> Problem to work on
Work out how many lines of the records hold the string "this", and reply with that number alone.

> Data for the task
::::
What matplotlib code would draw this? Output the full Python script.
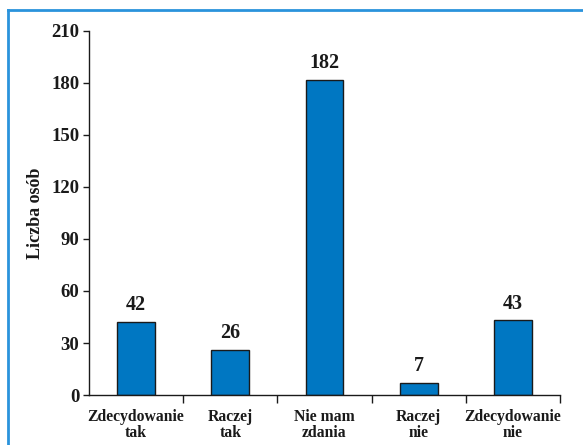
import matplotlib
matplotlib.use("Agg")
import matplotlib.pyplot as plt
from matplotlib.lines import Line2D

categories = ["Zdecydowanie\ntak", "Raczej\ntak", "Nie mam\nzdania", "Raczej\nnie", "Zdecydowanie\nnie"]
counts = [42, 26, 182, 7, 43]
y_ticks = [0, 30, 60, 90, 120, 150, 180, 210]

plt.rcParams["font.family"] = ["Liberation Serif", "DejaVu Serif"]
plt.rcParams["font.weight"] = "bold"

W, H = 583, 445
fig = plt.figure(figsize=(W / 100, H / 100), dpi=100)
ax = fig.add_axes([89 / W, 1 - 395 / H, (560 - 89) / W, (395 - 31) / H])

x = list(range(len(categories)))
bars = ax.bar(x, counts, width=0.4, color="#0077c2", edgecolor="#1a1a1a", linewidth=1.0)
for xi, v in zip(x, counts):
    ax.text(xi, v + 4, str(v), ha="center", va="bottom", fontsize=14.5, fontweight="bold", color="#1a1a1a")

ax.set_xlim(-0.5, len(categories) - 0.5)
ax.set_ylim(0, 210)
ax.set_yticks(y_ticks)
ax.set_yticklabels([str(t) for t in y_ticks], fontsize=13.5, fontweight="bold", color="#1a1a1a")
ax.set_xticks(x)
ax.set_xticklabels(categories, fontsize=11.3, fontweight="bold", color="#1a1a1a", linespacing=1.05)
ax.tick_params(axis="x", length=0, pad=10)
ax.set_xticks([i + 0.5 for i in x], minor=True)
ax.tick_params(axis="x", which="minor", length=6, width=1, direction="out", color="#1a1a1a")
ax.tick_params(axis="y", length=4, width=1, direction="out", color="#1a1a1a", pad=3)

for side in ("top", "right"):
    ax.spines[side].set_visible(False)
for side in ("left", "bottom"):
    ax.spines[side].set_linewidth(1.0)
    ax.spines[side].set_color("#1a1a1a")

ax.set_ylabel("Liczba osób", fontsize=13, fontweight="bold", color="#1a1a1a", labelpad=5)

# blue frame around the figure (left and top edges)
frame_color = "#2a93dc"
fig.add_artist(Line2D([8 / W, 8 / W], [0, 1 - 10 / H], color=frame_color, linewidth=2, transform=fig.transFigure))
fig.add_artist(Line2D([8 / W, 1], [1 - 10 / H, 1 - 10 / H], color=frame_color, linewidth=2, transform=fig.transFigure))

fig.savefig("out.png", dpi=100)
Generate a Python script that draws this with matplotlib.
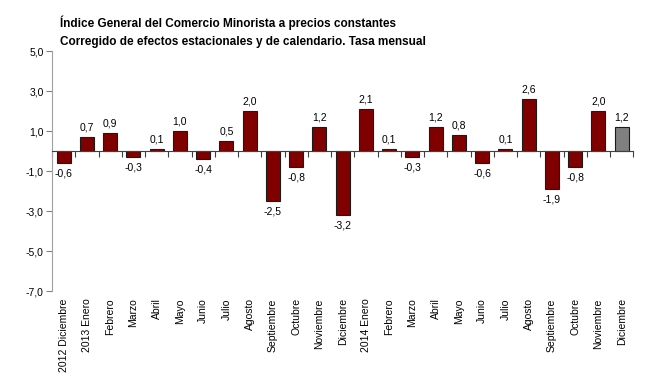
import matplotlib
matplotlib.use("Agg")
import matplotlib.pyplot as plt
import numpy as np

plt.rcParams['font.family'] = ['Liberation Sans', 'DejaVu Sans']

# Datos: tasa mensual, corregido de efectos estacionales y de calendario
meses = ["2012 Diciembre", "2013 Enero", "Febrero", "Marzo", "Abril", "Mayo",
         "Junio", "Julio", "Agosto", "Septiembre", "Octubre", "Noviembre",
         "Diciembre", "2014 Enero", "Febrero", "Marzo", "Abril", "Mayo",
         "Junio", "Julio", "Agosto", "Septiembre", "Octubre", "Noviembre",
         "Diciembre"]
tasa = [-0.6, 0.7, 0.9, -0.3, 0.1, 1.0, -0.4, 0.5, 2.0, -2.5, -0.8, 1.2,
        -3.2, 2.1, 0.1, -0.3, 1.2, 0.8, -0.6, 0.1, 2.6, -1.9, -0.8, 2.0, 1.2]
y_ticks = [5, 3, 1, -1, -3, -5, -7]

x = np.arange(len(meses))
colores = ['#800000'] * (len(meses) - 1) + ['#808080']

fig = plt.figure(figsize=(6.72, 3.78), dpi=100)
ax = fig.add_axes([0.0774, 0.230, 0.865, 0.635])

ax.bar(x, tasa, width=0.6, color=colores, edgecolor='#1a1a1a', linewidth=0.8)

# Etiquetas de valor
for xi, v in zip(x, tasa):
    txt = f"{v:.1f}".replace('.', ',')
    if v >= 0:
        ax.text(xi, v + 0.25, txt, ha='center', va='bottom', fontsize=7.5)
    else:
        ax.text(xi, v - 0.25, txt, ha='center', va='top', fontsize=7.5)

ax.set_xlim(-0.5, len(meses) - 0.5)
ax.set_ylim(-7, 5)
ax.set_yticks(y_ticks)
ax.set_yticklabels([f"{t:.1f}".replace('.', ',') for t in y_ticks], fontsize=7.5)

for s in ['top', 'right']:
    ax.spines[s].set_visible(False)
ax.spines['left'].set_color('#a0a0a0')
ax.spines['bottom'].set_position(('data', 0))
ax.spines['bottom'].set_color('#404040')
ax.tick_params(axis='y', length=4, color='#808080', width=0.8, pad=2)

# Marcas del eje X entre categorias, sin etiquetas sobre el cero
ax.set_xticks(x)
ax.set_xticklabels([])
ax.tick_params(axis='x', which='major', length=0)
ax.set_xticks(np.arange(len(meses) + 1) - 0.5, minor=True)
ax.tick_params(axis='x', which='minor', length=4, color='#404040', width=0.8)

# Etiquetas de meses bajo el grafico
trans = ax.get_xaxis_transform()
for xi, m in zip(x, meses):
    ax.text(xi, -0.03, m, transform=trans, rotation=90, ha='center', va='top',
            fontsize=7.5)

fig.text(0.089, 0.94, "Índice General del Comercio Minorista a precios constantes",
         fontsize=8.5, fontweight='bold', va='center')
fig.text(0.089, 0.888, "Corregido de efectos estacionales y de calendario. Tasa mensual",
         fontsize=8.5, fontweight='bold', va='center')

fig.savefig("out.png", dpi=100)
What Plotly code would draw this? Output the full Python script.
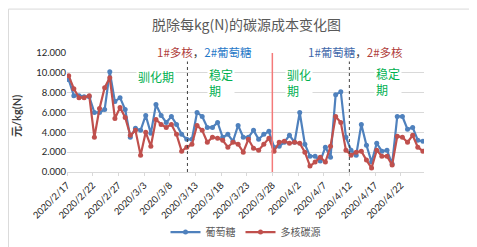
import pandas as pd
import plotly.graph_objects as go

# ---- data ----
start_date = "2020-02-17"
n_days = 70
glucose = [9.3, 7.7, 7.7, 7.6, 7.6, 6.0, 6.0, 6.3, 10.1, 7.1,
           7.5, 6.3, 3.5, 4.4, 4.2, 5.7, 3.9, 6.8, 5.7, 5.0,
           5.6, 4.8, 3.8, 3.3, 3.3, 6.0, 5.6, 4.5, 4.5, 5.0,
           3.5, 3.8, 3.1, 4.7, 3.5, 3.5, 4.2, 3.3, 3.8, 4.1,
           2.5, 2.6, 3.0, 3.7, 3.0, 6.0, 2.8, 1.6, 1.6, 1.1,
           2.5, 1.5, 7.8, 8.1, 3.5, 2.2, 1.7, 4.8, 2.7, 1.0,
           2.9, 2.1, 2.2, 0.8, 5.6, 5.6, 4.3, 4.5, 3.2, 3.1]
multicore = [9.7, 8.4, 7.5, 7.5, 7.7, 3.5, 6.4, 8.5, 9.5, 5.4,
             6.5, 5.5, 3.7, 4.2, 1.7, 4.0, 2.6, 5.3, 4.8, 4.5,
             4.8, 3.8, 2.1, 2.5, 2.8, 4.7, 4.2, 3.0, 3.5, 3.4,
             3.2, 2.5, 3.0, 2.8, 2.0, 3.3, 2.4, 2.2, 2.8, 3.4,
             2.1, 3.0, 3.1, 2.9, 3.0, 2.9, 2.0, 0.6, 1.0, 1.5,
             1.0, 2.6, 5.6, 5.0, 2.2, 1.7, 2.0, 2.1, 1.2, 0.4,
             2.2, 1.6, 1.6, 0.7, 3.6, 3.5, 3.0, 3.7, 2.5, 2.1]
series_names = ["葡萄糖", "多核碳源"]
tick_dates = pd.date_range(start_date, "2020-04-22", freq="5D")
tick_labels = [f"{d.year}/{d.month}/{d.day}" for d in tick_dates]
y_ticks = [0, 2, 4, 6, 8, 10, 12]
phase_dash_dates = ["2020-03-11 11:00", "2020-04-12"]
switch_date = "2020-03-28"

# ---- styling ----
BLUE = "#4F81BD"
RED = "#C0504D"
GREEN = "#00B050"
TXT_RED = "#B0403C"
TXT_BLUE = "#1F78C8"
TXT_BLUE2 = "#3E68AA"
CJK = "Noto Sans CJK SC"
LAT = "Lato, Noto Sans CJK SC"

dates = pd.date_range(start_date, periods=n_days) + pd.Timedelta(hours=8)

fig = go.Figure()
for name, vals, col in [(series_names[0], glucose, BLUE), (series_names[1], multicore, RED)]:
    fig.add_trace(go.Scatter(
        x=dates, y=vals, name=name, mode="lines+markers",
        line=dict(color=col, width=2.2),
        marker=dict(color=col, size=5),
    ))

shapes = []
for d in phase_dash_dates:
    shapes.append(dict(type="line", xref="x", yref="y", x0=d, x1=d, y0=0, y1=12,
                       line=dict(color="#404040", width=1, dash="dot")))
shapes.append(dict(type="line", xref="x", yref="y", x0=switch_date, x1=switch_date, y0=0, y1=12,
                   line=dict(color="#F47A7A", width=1.5)))
# chart-area border
shapes.append(dict(type="rect", xref="paper", yref="paper",
                   x0=-0.164, x1=1.163, y0=-0.655, y1=1.369,
                   line=dict(color="#D9D9D9", width=1), layer="below"))

ann_font = dict(family=CJK, size=11.5)
green_font = dict(family=CJK, size=12, color=GREEN)
annotations = [
    dict(xref="paper", yref="paper", x=0.385, y=1.006, xanchor="center", yanchor="middle",
         showarrow=False,
         text=f"<span style='color:{TXT_RED}'>1#多核</span><span style='color:#404040'>，</span>"
              f"<span style='color:{TXT_BLUE}'>2#葡萄糖</span>",
         font=ann_font, bgcolor="white", borderpad=1),
    dict(xref="paper", yref="paper", x=0.808, y=1.006, xanchor="center", yanchor="middle",
         showarrow=False,
         text=f"<span style='color:{TXT_BLUE2}'>1#葡萄糖</span><span style='color:#404040'>，</span>"
              f"<span style='color:{TXT_RED}'>2#多核</span>",
         font=ann_font, bgcolor="white", borderpad=1),
    dict(xref="paper", yref="paper", x=0.249, y=0.806, xanchor="center", yanchor="middle",
         showarrow=False, text="驯化期", font=green_font, bgcolor="white"),
    dict(xref="paper", yref="paper", x=0.393, y=0.754, xanchor="left", yanchor="middle",
         showarrow=False, align="left", text="稳定<br>期", font=green_font, bgcolor="white"),
    dict(xref="paper", yref="paper", x=0.610, y=0.754, xanchor="left", yanchor="middle",
         showarrow=False, align="left", text="驯化<br>期", font=green_font, bgcolor="white"),
    dict(xref="paper", yref="paper", x=0.859, y=0.758, xanchor="left", yanchor="middle",
         showarrow=False, align="left", text="稳定<br>期", font=green_font, bgcolor="white"),
    dict(xref="paper", yref="paper", x=-0.141, y=0.467, xanchor="center", yanchor="middle",
         showarrow=False, textangle=-90,
         text="<b>元/kg(N)</b>", font=dict(family=LAT, size=11, color="#404040")),
]

fig.update_layout(
    width=477, height=247,
    margin=dict(l=59, r=61, t=45, b=83, autoexpand=False),
    paper_bgcolor="white", plot_bgcolor="white",
    title=dict(text="脱除每kg(N)的碳源成本变化图", x=0.5, xanchor="center",
               y=1 - 16.7 / 247, yanchor="middle",
               font=dict(family=CJK, size=14, color="#595959")),
    showlegend=True,
    legend=dict(orientation="h", x=0.5, xanchor="center", y=-0.505, yanchor="middle",
                font=dict(family=CJK, size=10, color="#595959"), itemwidth=30,
                bgcolor="rgba(0,0,0,0)"),
    xaxis=dict(type="date", range=[start_date, "2020-04-26 13:00"], automargin=False,
               tickvals=tick_dates, ticktext=tick_labels, tickangle=-45,
               tickfont=dict(family=LAT, size=9.5, color="#262626"),
               showgrid=False, showline=True, linecolor="#D9D9D9", linewidth=1,
               ticks="outside", ticklen=3, tickcolor="#D9D9D9", zeroline=False),
    yaxis=dict(range=[0, 12], tickvals=y_ticks, tickformat=".3f", automargin=False,
               tickfont=dict(family=LAT, size=9.5, color="#262626"),
               showgrid=True, gridcolor="#D9D9D9", gridwidth=1, zeroline=False,
               showline=False, ticks=""),
    shapes=shapes, annotations=annotations,
)

fig.write_html("out.html")
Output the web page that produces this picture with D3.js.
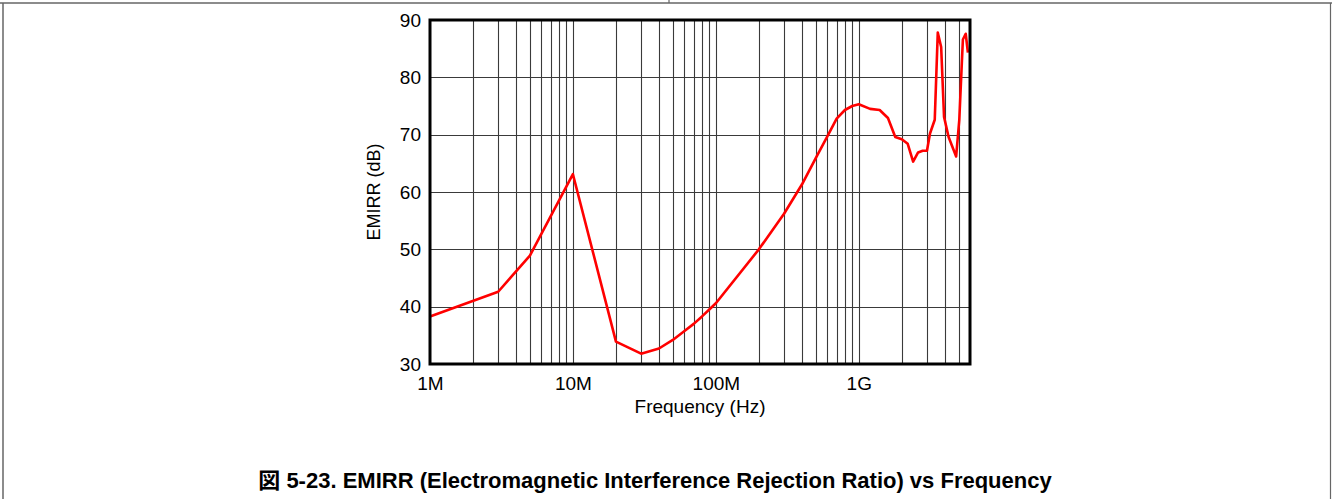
<!DOCTYPE html>
<html>
<head>
<meta charset="utf-8">
<script src="https://cdn.jsdelivr.net/npm/d3@7"></script>
<style>
  html, body { margin: 0; padding: 0; background: #fff; }
  svg { display: block; }
  text { font-family: "Liberation Sans", Arial, sans-serif; }
</style>
</head>
<body>
<script>
// ---- data ----
const freqHz = [1e6, 3e6, 5e6, 10e6, 20e6, 30e6, 40e6, 50e6, 60e6, 70e6, 80e6, 90e6, 100e6,
  200e6, 300e6, 400e6, 500e6, 600e6, 700e6, 800e6, 900e6, 1e9, 1.2e9, 1.4e9, 1.6e9, 1.8e9,
  2.0e9, 2.2e9, 2.4e9, 2.6e9, 2.8e9, 3.0e9, 3.15e9, 3.4e9, 3.57e9, 3.77e9, 3.95e9, 4.25e9,
  4.8e9, 5.05e9, 5.35e9, 5.6e9, 5.8e9];
const emirrDb = [38.3, 42.6, 48.9, 63.1, 33.9, 31.8, 32.7, 34.2, 35.7, 37.0, 38.3, 39.5, 40.6,
  50.0, 56.2, 61.3, 65.9, 69.6, 72.8, 74.3, 75.0, 75.3, 74.5, 74.3, 72.9, 69.6,
  69.2, 68.4, 65.3, 66.9, 67.2, 67.2, 70.2, 72.6, 87.8, 85.3, 73.1, 69.6,
  66.2, 72.6, 86.6, 87.6, 84.3];
const yTicks = [30, 40, 50, 60, 70, 80, 90];
const xTickValues = [1e6, 1e7, 1e8, 1e9];
const xTickLabels = ["1M", "10M", "100M", "1G"];
const xDomain = [1e6, 6e9];
const yDomain = [30, 90];
const xTitle = "Frequency (Hz)";
const yTitle = "EMIRR (dB)";
const caption = "図 5-23. EMIRR (Electromagnetic Interference Rejection Ratio) vs Frequency";

// ---- layout ----
const W = 1332, H = 499;
const L = 430, R = 970, T = 20, B = 364;
const FS = 19;

const svg = d3.select("body").append("svg").attr("width", W).attr("height", H);

// page frame
svg.append("line").attr("x1", 0).attr("x2", W).attr("y1", 3).attr("y2", 3)
  .attr("stroke", "#666").attr("stroke-width", 1.5);
svg.append("line").attr("x1", 669).attr("x2", 669).attr("y1", 0).attr("y2", 3)
  .attr("stroke", "#666").attr("stroke-width", 1.2);
svg.append("line").attr("x1", 3).attr("x2", 3).attr("y1", 3).attr("y2", H)
  .attr("stroke", "#666").attr("stroke-width", 1.5);
svg.append("line").attr("x1", 1330.5).attr("x2", 1330.5).attr("y1", 3).attr("y2", H)
  .attr("stroke", "#666").attr("stroke-width", 1.2);

const x = d3.scaleLog().domain(xDomain).range([L, R]);
const y = d3.scaleLinear().domain(yDomain).range([B, T]);

// minor/major vertical grid
const gridX = [];
for (let dec = 1e6; dec <= 1e9; dec *= 10) {
  for (let k = 1; k <= 9; k++) {
    const v = k * dec;
    if (v > xDomain[0] && v < xDomain[1]) gridX.push(v);
  }
}
const grid = svg.append("g");
grid.selectAll("line.vx").data(gridX).enter().append("line")
  .attr("x1", d => Math.round(x(d)) + 0.5).attr("x2", d => Math.round(x(d)) + 0.5)
  .attr("y1", T).attr("y2", B)
  .attr("stroke", "#3a3a3a").attr("stroke-width", 1.1);
grid.selectAll("line.hy").data(yTicks.slice(1, -1)).enter().append("line")
  .attr("x1", L).attr("x2", R)
  .attr("y1", d => Math.round(y(d)) + 0.5).attr("y2", d => Math.round(y(d)) + 0.5)
  .attr("stroke", "#3a3a3a").attr("stroke-width", 1.1);

// curve
const line = d3.line().x((d, i) => x(freqHz[i])).y(d => y(d));
svg.append("path").datum(emirrDb).attr("d", line)
  .attr("fill", "none").attr("stroke", "#ff0000").attr("stroke-width", 2.6)
  .attr("stroke-linejoin", "round");

// frame
svg.append("rect").attr("x", L).attr("y", T).attr("width", R - L).attr("height", B - T)
  .attr("fill", "none").attr("stroke", "#000").attr("stroke-width", 3);

// axes (labels only)
const xAxis = d3.axisBottom(x).tickValues(xTickValues)
  .tickFormat((d, i) => xTickLabels[i]).tickSize(0).tickPadding(13);
const gx = svg.append("g").attr("transform", `translate(0,${B})`).call(xAxis);
gx.select(".domain").remove();
gx.selectAll("text").attr("font-size", FS).attr("fill", "#000")
  .attr("font-family", "Liberation Sans, Arial, sans-serif");

const yAxis = d3.axisLeft(y).tickValues(yTicks).tickSize(0).tickPadding(9);
const gy = svg.append("g").attr("transform", `translate(${L},0)`).call(yAxis);
gy.select(".domain").remove();
gy.selectAll("text").attr("font-size", FS).attr("fill", "#000")
  .attr("font-family", "Liberation Sans, Arial, sans-serif");

// titles
svg.append("text").attr("x", (L + R) / 2).attr("y", 413).attr("text-anchor", "middle")
  .attr("font-size", FS).text(xTitle);
svg.append("text").attr("transform", `translate(380,${(T + B) / 2}) rotate(-90)`)
  .attr("text-anchor", "middle").attr("font-size", 18).text(yTitle);

// caption
svg.append("text").attr("x", 655).attr("y", 488).attr("text-anchor", "middle")
  .attr("font-size", 22).attr("font-weight", "bold")
  .style("font-family", "'Liberation Sans', 'Noto Sans CJK JP', Arial, sans-serif")
  .text(caption);
</script>
</body>
</html>
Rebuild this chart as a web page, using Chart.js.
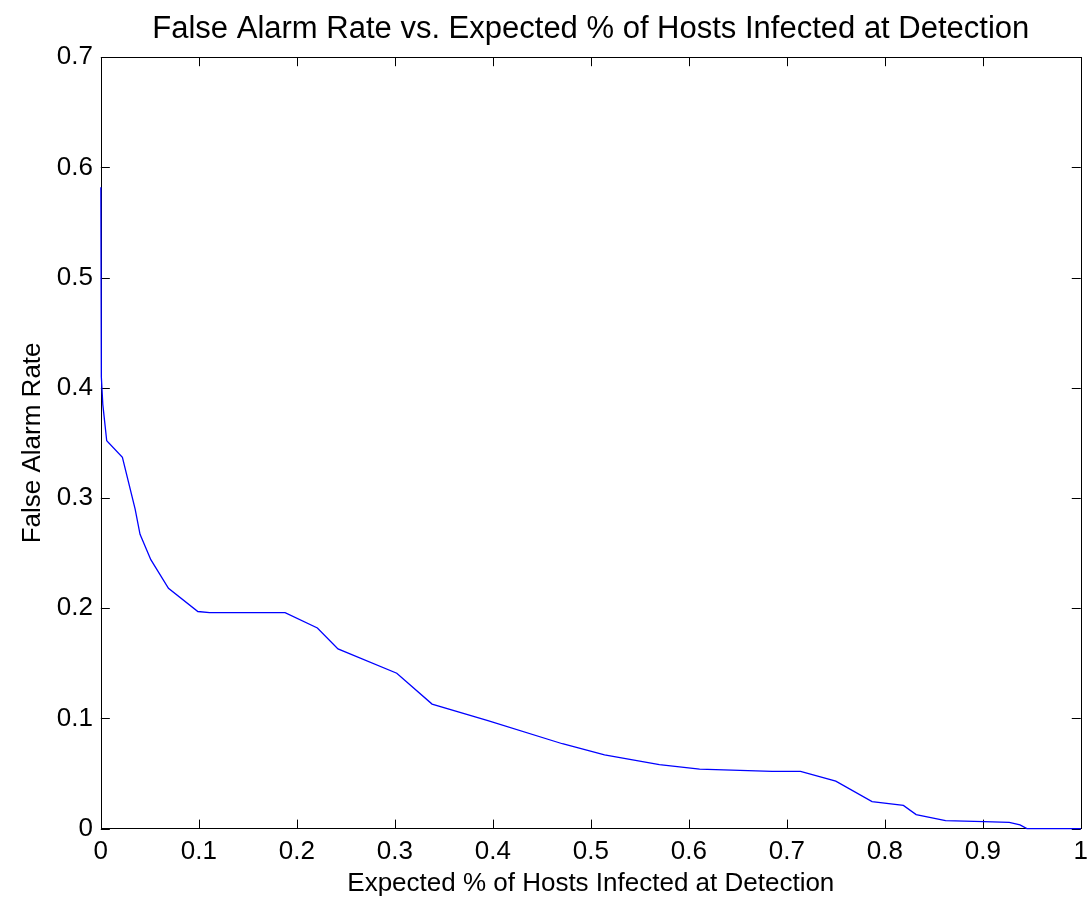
::::
> Correct output
5